Segundo Freud, a participação dos pais e fundamental para o desenvolvimento sadio da mente da criança. E educá-las é decisivo para a construção do lugar da criança no mundo. É de responsabilidade dos pais tais problemas, já que estes tem uma participação importante na estrutura da mente. Mas deixaremos claro que os problemas de aprendizagem não são culpa dos pais, pois esses participam de forma inconsciente na educação dos filhos e carregam conceitos e preceitos de longos anos. Uma criança que convive em um ambiente familiar conturbado ou em uma família desestruturada (a situação socioeconômica em condições de classe subalterna gera uma vida sofrida, desumana, privada de informações), está carente não apenas de aspectos materiais, mas de esperanças, de cuidados, de estímulos, o que pode retardar o amadurecimento de estruturas necessárias ao aprendizado.

Em nossa sociedade, o trabalho é um meio de sobrevivência e imprime uma realidade complexa. Os pais, na grande maioria, deixam de oferecer uma educação familiar aos seus filhos, delegando esta a instituições educadoras, que não conseguem suprir esta carência. Ficando os filhos com brechas afetivas e cognitivas. Gerando problemas de aprendizagem ou sintomas que prejudicam a aprendizagem, muitas vezes, antes mesmo de freqüentarem a escola. O fracasso escolar já está decretado mesmo antes da criança conhecer a realidade de uma educação formal.

A escola e alguns profissionais da educação também contribuem para o fracasso escolar, já que é um meio de exclusão social mascarada. Ao reprovar um aluno, além de afastá-lo da instituição escolar, deixa marcas de fracasso individual, gerando conflitos pessoais e emoções negativas no aluno. Essas emoções interferem diretamente no desenvolvimento cognitivo e afetivo. Além do que, a escola ainda apresenta uma dualidade sobre a aprendizagem, valorizando os aspectos racionais em detrimento dos emocionais, o que fortalece a exclusão e fortifica o fracasso.

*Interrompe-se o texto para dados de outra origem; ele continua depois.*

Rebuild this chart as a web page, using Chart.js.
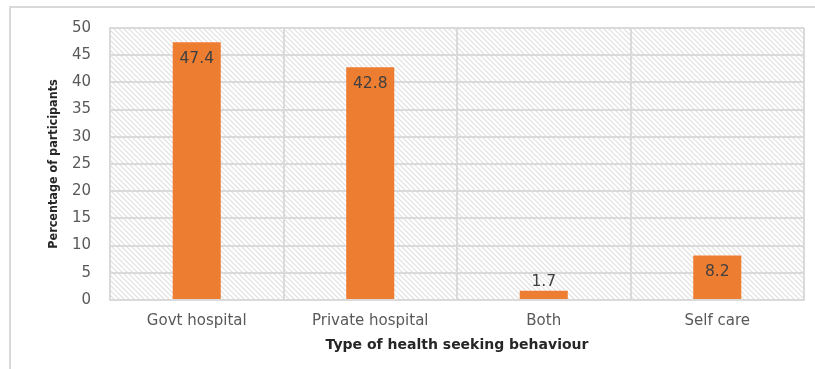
<!DOCTYPE html>
<html>
<head>
<meta charset="utf-8">
<script src="https://cdn.jsdelivr.net/npm/chart.js@4.4.0/dist/chart.umd.min.js"></script>
<style>
  html, body { margin: 0; padding: 0; background: #fff; }
  #wrap { width: 815px; height: 369px; }
</style>
</head>
<body>
<div id="wrap"><canvas id="barChart1"></canvas></div>
<script>
"use strict";

// chart data
const categories = ['Govt hospital', 'Private hospital', 'Both', 'Self care'];
const percentValues = [47.4, 42.8, 1.7, 8.2];
const yTicks = [0, 5, 10, 15, 20, 25, 30, 35, 40, 45, 50];

// hatch fill behind the plot area
var makeHatch = function () {
  const c = document.createElement('canvas');
  c.width = 5; c.height = 5;
  const g = c.getContext('2d');
  g.strokeStyle = '#e0e0e0';
  g.lineWidth = 1.2;
  g.beginPath();
  g.moveTo(0, 0); g.lineTo(5, 5);
  g.moveTo(-1, 4); g.lineTo(1, 6);
  g.moveTo(4, -1); g.lineTo(6, 1);
  g.stroke();
  return g.createPattern(c, 'repeat');
};

const backgroundPlugin = {
  id: 'bgHatch',
  beforeDraw(chart) {
    const ctx = chart.ctx;
    const a = chart.chartArea;
    ctx.save();
    ctx.fillStyle = '#fff';
    ctx.fillRect(0, 0, chart.width, chart.height);
    // outer frame (left + top only visible)
    ctx.strokeStyle = '#d9d9d9';
    ctx.lineWidth = 2;
    ctx.beginPath();
    ctx.moveTo(10, chart.height);
    ctx.lineTo(10, 7);
    ctx.lineTo(chart.width, 7);
    ctx.stroke();
    ctx.fillStyle = makeHatch();
    ctx.fillRect(a.left, a.top, a.right - a.left, a.bottom - a.top);
    ctx.restore();
  }
};

// value labels on the bars
const valueLabels = {
  id: 'valueLabels',
  afterDatasetsDraw(chart) {
    const ctx = chart.ctx;
    const meta = chart.getDatasetMeta(0);
    ctx.save();
    ctx.font = '15.5px "DejaVu Sans", sans-serif';
    ctx.fillStyle = '#404040';
    ctx.textAlign = 'center';
    ctx.textBaseline = 'middle';
    meta.data.forEach(function (bar, i) {
      const h = bar.base - bar.y;
      const y = h < 25 ? bar.y - 9 : bar.y + 17;
      ctx.fillText(String(percentValues[i]), bar.x, y);
    });
    ctx.restore();
  }
};

const bar1 = document.getElementById('barChart1');

new Chart(bar1, {
  type: 'bar',
  data: {
    labels: categories,
    datasets: [{
      label: 'Percentage',
      data: percentValues,
      backgroundColor: '#ED7D31',
      borderWidth: 0,
      categoryPercentage: 1,
      barPercentage: 0.277
    }]
  },
  options: {
    responsive: true,
    maintainAspectRatio: false,
    animation: false,
    layout: { padding: { left: 40, right: 11, top: 25, bottom: 0 } },
    plugins: {
      legend: { display: false },
      tooltip: { enabled: false }
    },
    scales: {
      x: {
        offset: true,
        grid: { color: '#dadada', lineWidth: 2, offset: true, drawTicks: false },
        border: { display: true, color: '#dadada', width: 2 },
        ticks: {
          color: '#595959',
          font: { family: '"DejaVu Sans", sans-serif', size: 15 },
          padding: 12
        },
        title: {
          display: true,
          text: 'Type of health seeking behaviour',
          color: '#262626',
          font: { family: '"DejaVu Sans", sans-serif', size: 14, weight: 'bold' },
          padding: { top: 4, bottom: 15 }
        },
        afterFit: function (scale) { scale.height = 69; }
      },
      y: {
        min: 0,
        max: 50,
        afterBuildTicks: function (scale) {
          scale.ticks = yTicks.map(function (v) { return { value: v }; });
        },
        grid: { color: '#dadada', lineWidth: 2, drawTicks: false },
        border: { display: true, color: '#dadada', width: 2 },
        ticks: {
          color: '#595959',
          font: { family: '"DejaVu Sans", sans-serif', size: 15 },
          padding: 19
        },
        title: {
          display: true,
          text: 'Percentage of participants',
          color: '#262626',
          font: { family: '"DejaVu Sans Condensed", "Liberation Sans Narrow", sans-serif', size: 12.5, weight: 'bold' },
          padding: { top: 6, bottom: 6 }
        },
        afterFit: function (scale) { scale.width = 70; }
      }
    }
  },
  plugins: [backgroundPlugin, valueLabels]
});
</script>
</body>
</html>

O problema aqui apresentada, não busca remeter a culpa do fracasso escolar do aluno nele mesmo, nem na família ou na escola. Mas busca encontrar explicações e possíveis soluções para o evento. Sabe-se que a educação tem dado pouca importância para o desenvolvimento afetivo em vista disto, encontramos crianças e jovens com problemas existências e comportamentais, com nenhum interesse pelo aprendizado escolar ou com sérios problemas de aprendizagem, sintomas de uma sociedade em desequilíbrio.

 

Bibliografia:

ARANTES, Valéria Amorim. A afetividade na escola. São Paulo, 2003

COSTA, Dóris Anita Freire. Fracasso escolar: diferença ou deficiência? Porto Alegre 1994.

FERREIRO, Emilia. A psicogênese da língua escrita. 1986

PIAGET, Jean. O nascimento da inteligência na criança. Rio de Janeiro, 1896.